No way to calculate exact amount, as it depends on things dissolved in water. Rain water is typically rather soft and clean, so it shouldn't be a serious factor, but one never knows. In the end it is not about using calculated amount of water, but about adding acid till you get to the desired pH.

Assuming pure water and no interference to get pH of 4.5 you need sulfuric acid concentration in range of 10-5 M. Adding a single drop of the concentrated acid will probably overshoot by orders of magnitude. I would start by diluting the concentrated acid 100 times, then the volume needed to acidify the rainwater would be more manageable, in mL range. It can be still too much for precise adjustment, but then getting exact pH with just an acid (and not a buffer) is always tricky.

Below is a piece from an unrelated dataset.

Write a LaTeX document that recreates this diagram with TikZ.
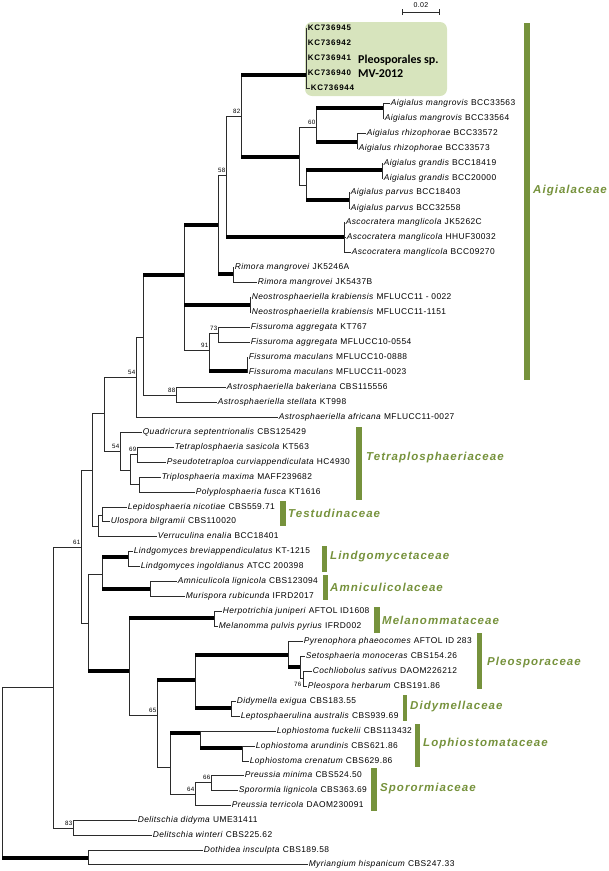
\documentclass[tikz,border=0pt]{standalone}
\usepackage{fontspec}
\setmainfont{Liberation Sans}
\newfontfamily\leaffont[LetterSpace=5]{Liberation Sans}
\newfontfamily\kcfont[LetterSpace=9]{Liberation Sans}
\newfontfamily\famfont[LetterSpace=9]{Liberation Sans}
\newfontfamily\boxfont{Carlito}
\usepackage{tikz}
\usetikzlibrary{positioning}
\definecolor{FamGreen}{HTML}{76923C}
\definecolor{CladeFill}{HTML}{D7E4BD}
\definecolor{TreeGray}{HTML}{2B2B2B}

\begin{document}
\begin{tikzpicture}[x=1pt, y=-1pt,
  br/.style={line width=0.75pt, draw=TreeGray},
  tbr/.style={line width=4.5pt, draw=black},
  leaf/.style={anchor=west, inner xsep=0.6pt, inner ysep=0pt, text height=5.8pt, text depth=1.6pt, font=\leaffont\fontsize{8.4}{9}\selectfont},
  kcleaf/.style={leaf, font=\kcfont\bfseries\fontsize{8}{9}\selectfont},
  boot/.style={anchor=south east, inner sep=0.4pt, yshift=2pt, font=\leaffont\fontsize{6.2}{7}\selectfont},
  fambar/.style={fill=FamGreen},
  famname/.style={anchor=west, inner sep=0pt, text=FamGreen, font=\famfont\bfseries\itshape\fontsize{11.5}{13}\selectfont}]
  \useasboundingbox (0,0) rectangle (609,871);

  % highlighted clade
  \fill[CladeFill, rounded corners=7pt] (305,22) rectangle (447,96);
  \node[anchor=west, align=left, inner sep=0pt, font=\boxfont\bfseries\fontsize{12}{13.5}\selectfont] (pleosp) at (358,66.5) {Pleosporales sp.\\MV-2012};

  % scale bar
  \coordinate (sbl) at (402,12);
  \coordinate (sbr) at (439,12);
  \draw[br] (sbl) -- (sbr);
  \draw[br] ([yshift=3pt]sbl) -- ([yshift=-3pt]sbl);
  \draw[br] ([yshift=3pt]sbr) -- ([yshift=-3pt]sbr);
  \node[inner sep=0pt, font=\leaffont\fontsize{7}{8}\selectfont] (sblab) at (421,5) {0.02};

  % internal nodes
  \coordinate (root) at (2,687);
  \coordinate (nA) at (53,687);
  \coordinate (n61) at (81,547);
  \coordinate (nD) at (92,470);
  \coordinate (nE) at (104,413);
  \coordinate (n54a) at (136,377);
  \coordinate (nG) at (143,337);
  \coordinate (nH) at (184,275);
  \coordinate (nL) at (218,225);
  \coordinate (n58) at (226,175);
  \coordinate (n82) at (241,116);
  \coordinate (nKC) at (306,75);
  \coordinate (nI) at (299,157);
  \coordinate (n60) at (316,127);
  \coordinate (nMang) at (383,108);
  \coordinate (nRhiz) at (357,142);
  \coordinate (nJ) at (306,185);
  \coordinate (nGran) at (382,170);
  \coordinate (nParv) at (349,200);
  \coordinate (nAsco) at (344,237);
  \coordinate (nRim) at (233,274);
  \coordinate (nNeo) at (250,305);
  \coordinate (n91) at (209,350);
  \coordinate (n73) at (218,333);
  \coordinate (nMac) at (247,371);
  \coordinate (n88) at (176,395);
  \coordinate (n54b) at (120,451);
  \coordinate (nM) at (130,470);
  \coordinate (n69) at (137,454);
  \coordinate (nTri) at (139,484);
  \coordinate (nT) at (98,526);
  \coordinate (nLep) at (102,515);
  \coordinate (nB) at (88,623);
  \coordinate (nLA) at (102,574);
  \coordinate (nLind) at (128,557);
  \coordinate (nAmni) at (150,589);
  \coordinate (nC) at (129,671);
  \coordinate (nMel) at (214,618);
  \coordinate (n65) at (157,715);
  \coordinate (nPD) at (195,680);
  \coordinate (nPleo) at (288,655);
  \coordinate (nSeto) at (300,667);
  \coordinate (n76) at (303,678);
  \coordinate (nDid) at (231,708);
  \coordinate (nLS) at (170,767);
  \coordinate (nLoph) at (200,733);
  \coordinate (nArun) at (242,748);
  \coordinate (n64) at (195,794);
  \coordinate (n66) at (211,782);
  \coordinate (n83) at (73,828);
  \coordinate (nDoth) at (88,858);

  % leaves
  \node[kcleaf] (kc45) at (307,28) {KC736945};
  \node[kcleaf] (kc42) at (307,43) {KC736942};
  \node[kcleaf] (kc41) at (307,58) {KC736941};
  \node[kcleaf] (kc40) at (307,73) {KC736940};
  \node[kcleaf] (kc44) at (310,88) {KC736944};
  \node[leaf] (am63) at (390,103) {\textit{Aigialus mangrovis} BCC33563};
  \node[leaf] (am64) at (384,118) {\textit{Aigialus mangrovis} BCC33564};
  \node[leaf] (ar72) at (366,133) {\textit{Aigialus rhizophorae} BCC33572};
  \node[leaf] (ar73) at (358,148) {\textit{Aigialus rhizophorae} BCC33573};
  \node[leaf] (ag19) at (383,163) {\textit{Aigialus grandis} BCC18419};
  \node[leaf] (ag00) at (383,178) {\textit{Aigialus grandis} BCC20000};
  \node[leaf] (ap03) at (350,192) {\textit{Aigialus parvus} BCC18403};
  \node[leaf] (ap58) at (350,208) {\textit{Aigialus parvus} BCC32558};
  \node[leaf] (asc1) at (345,222) {\textit{Ascocratera manglicola} JK5262C};
  \node[leaf] (asc2) at (346,237) {\textit{Ascocratera manglicola} HHUF30032};
  \node[leaf] (asc3) at (351,252) {\textit{Ascocratera manglicola} BCC09270};
  \node[leaf] (rim1) at (234,267) {\textit{Rimora mangrovei} JK5246A};
  \node[leaf] (rim2) at (257,282) {\textit{Rimora mangrovei} JK5437B};
  \node[leaf] (neo1) at (251,297) {\textit{Neostrosphaeriella krabiensis} MFLUCC11 - 0022};
  \node[leaf] (neo2) at (251,312) {\textit{Neostrosphaeriella krabiensis} MFLUCC11-1151};
  \node[leaf] (fa1) at (250,327) {\textit{Fissuroma aggregata} KT767};
  \node[leaf] (fa2) at (250,342) {\textit{Fissuroma aggregata} MFLUCC10-0554};
  \node[leaf] (fm1) at (248,357) {\textit{Fissuroma maculans} MFLUCC10-0888};
  \node[leaf] (fm2) at (248,372) {\textit{Fissuroma maculans} MFLUCC11-0023};
  \node[leaf] (astb) at (226,387) {\textit{Astrosphaeriella bakeriana} CBS115556};
  \node[leaf] (asts) at (217,402) {\textit{Astrosphaeriella stellata} KT998};
  \node[leaf] (afri) at (278,417) {\textit{Astrosphaeriella africana} MFLUCC11-0027};
  \node[leaf] (quad) at (142,432) {\textit{Quadricrura septentrionalis} CBS125429};
  \node[leaf] (tetr) at (174,447) {\textit{Tetraplosphaeria sasicola} KT563};
  \node[leaf] (pseu) at (166,462) {\textit{Pseudotetraploa curviappendiculata} HC4930};
  \node[leaf] (trip) at (161,477) {\textit{Triplosphaeria maxima} MAFF239682};
  \node[leaf] (poly) at (195,492) {\textit{Polyplosphaeria fusca} KT1616};
  \node[leaf] (lepi) at (127,507) {\textit{Lepidosphaeria nicotiae} CBS559.71};
  \node[leaf] (ulos) at (110,521) {\textit{Ulospora bilgramii} CBS110020};
  \node[leaf] (verr) at (157,536) {\textit{Verruculina enalia} BCC18401};
  \node[leaf] (lind1) at (133,551) {\textit{Lindgomyces breviappendiculatus} KT-1215};
  \node[leaf] (lind2) at (140,566) {\textit{Lindgomyces ingoldianus} ATCC 200398};
  \node[leaf] (amni) at (177,581) {\textit{Amniculicola lignicola} CBS123094};
  \node[leaf] (muri) at (185,596) {\textit{Murispora rubicunda} IFRD2017};
  \node[leaf] (herp) at (222,611) {\textit{Herpotrichia juniperi} AFTOL ID1608};
  \node[leaf] (mela) at (218,626) {\textit{Melanomma pulvis pyrius} IFRD002};
  \node[leaf] (pyre) at (303,641) {\textit{Pyrenophora phaeocomes} AFTOL ID 283};
  \node[leaf] (seto) at (305,656) {\textit{Setosphaeria monoceras} CBS154.26};
  \node[leaf] (coch) at (312,671) {\textit{Cochliobolus sativus} DAOM226212};
  \node[leaf] (pleo) at (307,686) {\textit{Pleospora herbarum} CBS191.86};
  \node[leaf] (didy) at (236,701) {\textit{Didymella exigua} CBS183.55};
  \node[leaf] (lept) at (240,716) {\textit{Leptosphaerulina australis} CBS939.69};
  \node[leaf] (fuck) at (276,731) {\textit{Lophiostoma fuckelii} CBS113432};
  \node[leaf] (arun) at (255,746) {\textit{Lophiostoma arundinis} CBS621.86};
  \node[leaf] (cren) at (249,761) {\textit{Lophiostoma crenatum} CBS629.86};
  \node[leaf] (pmin) at (244,775) {\textit{Preussia minima} CBS524.50};
  \node[leaf] (spor) at (238,790) {\textit{Sporormia lignicola} CBS363.69};
  \node[leaf] (terr) at (231,805) {\textit{Preussia terricola} DAOM230091};
  \node[leaf] (deli1) at (137,820) {\textit{Delitschia didyma} UME31411};
  \node[leaf] (deli2) at (152,835) {\textit{Delitschia winteri} CBS225.62};
  \node[leaf] (doth) at (203,850) {\textit{Dothidea insculpta} CBS189.58};
  \node[leaf] (myri) at (308,864) {\textit{Myriangium hispanicum} CBS247.33};

  % branches
  \foreach \p/\c in {root/nA, root/nDoth, nA/n61, nA/n83, n61/nD, n61/nB,
      nD/nE, nD/nT, nE/n54a, nE/n54b, n54a/nG, n54a/afri, nG/nH, nG/n88,
      nH/nL, nH/nNeo, nH/n91, nL/n58, nL/nRim, n58/n82, n58/nAsco,
      n82/nKC, n82/nI, nKC/kc45, nKC/kc42, nKC/kc41, nKC/kc40, nKC/kc44,
      nI/n60, nI/nJ, n60/nMang, n60/nRhiz, nMang/am63, nMang/am64,
      nRhiz/ar72, nRhiz/ar73, nJ/nGran, nJ/nParv, nGran/ag19, nGran/ag00,
      nParv/ap03, nParv/ap58, nAsco/asc1, nAsco/asc2, nAsco/asc3,
      nRim/rim1, nRim/rim2, nNeo/neo1, nNeo/neo2, n91/n73, n91/nMac,
      n73/fa1, n73/fa2, nMac/fm1, nMac/fm2, n88/astb, n88/asts,
      n54b/quad, n54b/nM, nM/n69, nM/nTri, n69/tetr, n69/pseu,
      nTri/trip, nTri/poly, nT/nLep, nT/verr, nLep/lepi, nLep/ulos,
      nB/nLA, nB/nC, nLA/nLind, nLA/nAmni, nLind/lind1, nLind/lind2,
      nAmni/amni, nAmni/muri, nC/nMel, nC/n65, nMel/herp, nMel/mela,
      n65/nPD, n65/nLS, nPD/nPleo, nPD/nDid, nPleo/pyre, nPleo/nSeto,
      nSeto/seto, nSeto/n76, n76/coch, n76/pleo, nDid/didy, nDid/lept,
      nLS/nLoph, nLS/n64, nLoph/fuck, nLoph/nArun, nArun/arun, nArun/cren,
      n64/n66, n64/terr, n66/pmin, n66/spor, n83/deli1, n83/deli2,
      nDoth/doth, nDoth/myri}
    \draw[br] (\p) |- (\c);
  % thick branches
  \foreach \p/\c in {root/nDoth, nG/nH, nH/nL, nH/nNeo, nL/nRim, n58/nAsco,
      n82/nKC, n82/nI, n60/nMang, n60/nRhiz, nJ/nGran, nJ/nParv, n91/nMac,
      nB/nC, nLA/nLind, nLA/nAmni, nC/nMel, n65/nPD, nPD/nPleo, nPD/nDid,
      nPleo/nSeto, nLS/nLoph, nLoph/nArun}
    \draw[tbr] (\p |- \c) -- (\c);

  % bootstrap values
  \node[boot] (b61) at (n61) {61};
  \node[boot] (b54a) at (n54a) {54};
  \node[boot] (b58) at (n58) {58};
  \node[boot] (b82) at (n82) {82};
  \node[boot] (b60) at (n60) {60};
  \node[boot] (b91) at (n91) {91};
  \node[boot] (b73) at (n73) {73};
  \node[boot] (b88) at (n88) {88};
  \node[boot] (b54b) at (n54b) {54};
  \node[boot] (b69) at (n69) {69};
  \node[boot] (b65) at (n65) {65};
  \node[boot] (b64) at (n64) {64};
  \node[boot] (b66) at (n66) {66};
  \node[boot] (b83) at (n83) {83};
  \node[boot, anchor=east, yshift=0pt] (b76) at (302,686) {76};

  % families
  \fill[fambar] (524,23) rectangle (530,380);
  \node[famname] (aigi) at (533,191) {Aigialaceae};
  \fill[fambar] (356,427) rectangle (362,500);
  \node[famname] (tetra) at (366,458) {Tetraplosphaeriaceae};
  \fill[fambar] (280,501) rectangle (286,526);
  \node[famname] (testu) at (288,513) {Testudinaceae};
  \fill[fambar] (322,546) rectangle (327,572);
  \node[famname] (lindg) at (330,557) {Lindgomycetaceae};
  \fill[fambar] (323,575) rectangle (328,600);
  \node[famname] (amnic) at (330,587) {Amniculicolaceae};
  \fill[fambar] (374,607) rectangle (380,633);
  \node[famname] (melan) at (382,620) {Melanommataceae};
  \fill[fambar] (477,633) rectangle (482,689);
  \node[famname] (pleos) at (487,663) {Pleosporaceae};
  \fill[fambar] (403,695) rectangle (407,721);
  \node[famname] (didym) at (410,707) {Didymellaceae};
  \fill[fambar] (415,724) rectangle (420,767);
  \node[famname] (lophi) at (423,744) {Lophiostomataceae};
  \fill[fambar] (371,768) rectangle (377,811);
  \node[famname] (sporo) at (380,789) {Sporormiaceae};
\end{tikzpicture}
\end{document}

That is, unless I didn't make any mistakes in my math at 9 a.m.

Well, it's not quite a single drop, but pretty close.     I filled up a gallon milk jug (Jug A) with rain water and squirted some battery acid into it.   I didn't measure anything but I estimate it was probably 3 to 5 ml worth of acid.     It dropped the pH down into the 2 range, which surprised me.     Next, I filled up 5 more gallon milk jugs but left a bit of room in them and added about a coffee cup from Jug A to each..    Ended up with a pH in each jug of about 3.8 to 4.0.

Took the jugs and filled up the watering can and watered the area around the blueberries very lightly.   I'll probably have to wait until it rains and then do it 5 to 10 more times before the soil pH drops into the 4.5 to 5 range deeper down.

We also mixed in 40 lbs of elemental sulfur granules, but that was earlier in the spring and I don't think they've had time to do their thing yet.

Thank you!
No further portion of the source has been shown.